Além disso, os bens jurídicos tutelados são distintos. Nas vias de fato o bem jurídico é mais amplo, porquanto protege a incolumidade pessoal, visando prevenir o advento tanto de lesões simples, como de vulnerações mais intensas como, por exemplo, lesões graves, lesões gravíssimas e, com certeza, a morte.

Ora, diante do exposto, fica claro a inviabilidade da representação do ofendido no delito de vias de fato.
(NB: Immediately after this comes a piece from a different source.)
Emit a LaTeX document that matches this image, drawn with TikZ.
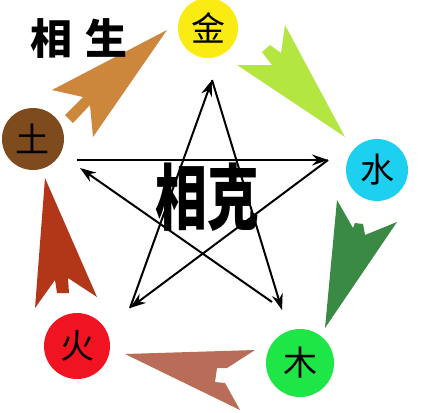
\documentclass[tikz,border=0pt]{standalone}
\usepackage{fontspec}
\newfontfamily\cjk{Noto Sans CJK SC}
\usetikzlibrary{arrows.meta}
\definecolor{jincol}{RGB}{250,235,20}
\definecolor{shuicol}{RGB}{30,208,240}
\definecolor{mucol}{RGB}{30,230,70}
\definecolor{huocol}{RGB}{240,20,35}
\definecolor{tucol}{RGB}{125,75,30}
\definecolor{tujin}{RGB}{205,135,60}
\definecolor{jinshui}{RGB}{180,230,65}
\definecolor{shuimu}{RGB}{58,138,70}
\definecolor{muhuo}{RGB}{185,108,88}
\definecolor{huotu}{RGB}{178,55,25}
\tikzset{
	element/.style={circle, inner sep=0pt, font=\cjk\fontsize{34}{34}\selectfont},
	ke/.style={line width=2pt, -{Stealth[length=16pt,width=11pt]}}
}

\begin{document}
\begin{tikzpicture}[x=1pt, y=-1pt]
			%%%%% START %%%%%
			
			\useasboundingbox (0, 0) rectangle (427, 412);
			
			\node[element, fill=jincol, minimum size=60pt] (jin) at (208, 28) {金};
			\node[element, fill=shuicol, minimum size=62pt] (shui) at (377, 170) {水};
			\node[element, fill=mucol, minimum size=68pt] (mu) at (300, 363) {木};
			\node[element, fill=huocol, minimum size=66pt] (huo) at (77, 346) {火};
			\node[element, fill=tucol, minimum size=62pt] (tu) at (33, 139) {土};
			
			\fill[tujin] (167, 30) -- (52, 90) -- (83, 97) -- (65, 115) -- (73, 123) -- (90, 105) -- (93, 137) -- cycle;
			\fill[jinshui] (345, 137) -- (285, 25) -- (281, 53) -- (270, 45) -- (262, 52) -- (272, 65) -- (237, 65) -- cycle;
			\fill[shuimu] (325, 328) -- (337, 200) -- (353, 228) -- (355, 223) -- (363, 224) -- (365, 235) -- (397, 222) -- cycle;
			\fill[muhuo] (125, 354) -- (255, 350) -- (227, 368) -- (217, 368) -- (215, 382) -- (225, 383) -- (240, 410) -- cycle;
			\fill[huotu] (45, 178) -- (35, 308) -- (55, 280) -- (57, 293) -- (69, 293) -- (68, 278) -- (97, 297) -- cycle;
			
			\node[font=\cjk\bfseries\fontsize{42}{42}\selectfont] (sheng) at (79, 39) {相\hspace{14pt}生};
			\node[font=\cjk\bfseries\fontsize{72}{72}\selectfont, xscale=0.72] (xiangke) at (207, 197) {相克};
			
			\coordinate (top) at (212, 80);
			\coordinate (right) at (328, 160);
			\coordinate (left) at (77, 160);
			\coordinate (leftb) at (80, 168);
			\coordinate (lowleft) at (130, 308);
			\coordinate (lowright) at (282, 310);
			\coordinate (lowrightb) at (272, 302);
			
			\draw[ke] (left) -- (right);
			\draw[ke] (right) -- (lowleft);
			\draw[ke] (lowleft) -- (top);
			\draw[ke] (top) -- (lowright);
			\draw[ke] (lowrightb) -- (leftb);
			
			%%%%% END %%%%%
		\end{tikzpicture}
\end{document}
Por outro lado, impor a necessidade de representação onde não prevista pela norma, é incorrer em flagrante inconstitucionalidade, na medida em que se estaria criando um obstáculo ao exercício, pelo Ministério Público, do jus persequendi assegurado pelo artigo 129, inciso I, da Carta Magna.

Finalmente, “deve-se ter presente que a seleção dos bens jurídicos tuteláveis pelo Direito Penal e os critérios a serem utilizados nessa seleção constituem atribuição do Poder Legislativo, sendo vedado aos intérpretes e aplicadores do direito essa função, privativa daquele poder Institucional. Agir diferentemente constituirá violação dos sagrados princípios constitucionais da reserva legal e da independência dos Poderes”.[CÉSAR ROBERTO BITENCOURT, IN LIÇÕES DE DIREITO PENAL, PARTE GERAL, EDITORA LIVRARIA DOS ADVOGADOS, 1995, 3ª EDIÇÃO REVISTA E AMPLIADA, P. 40] Em outras palavras, é o legislador que deve traçar os limites do desvalor da ação, do desvalor do resultado e, a partir daí, estabelecer as sanções e os procedimentos adequados.

Antonio Simini Júnior é Promotor de Justiça de Dracena – SP.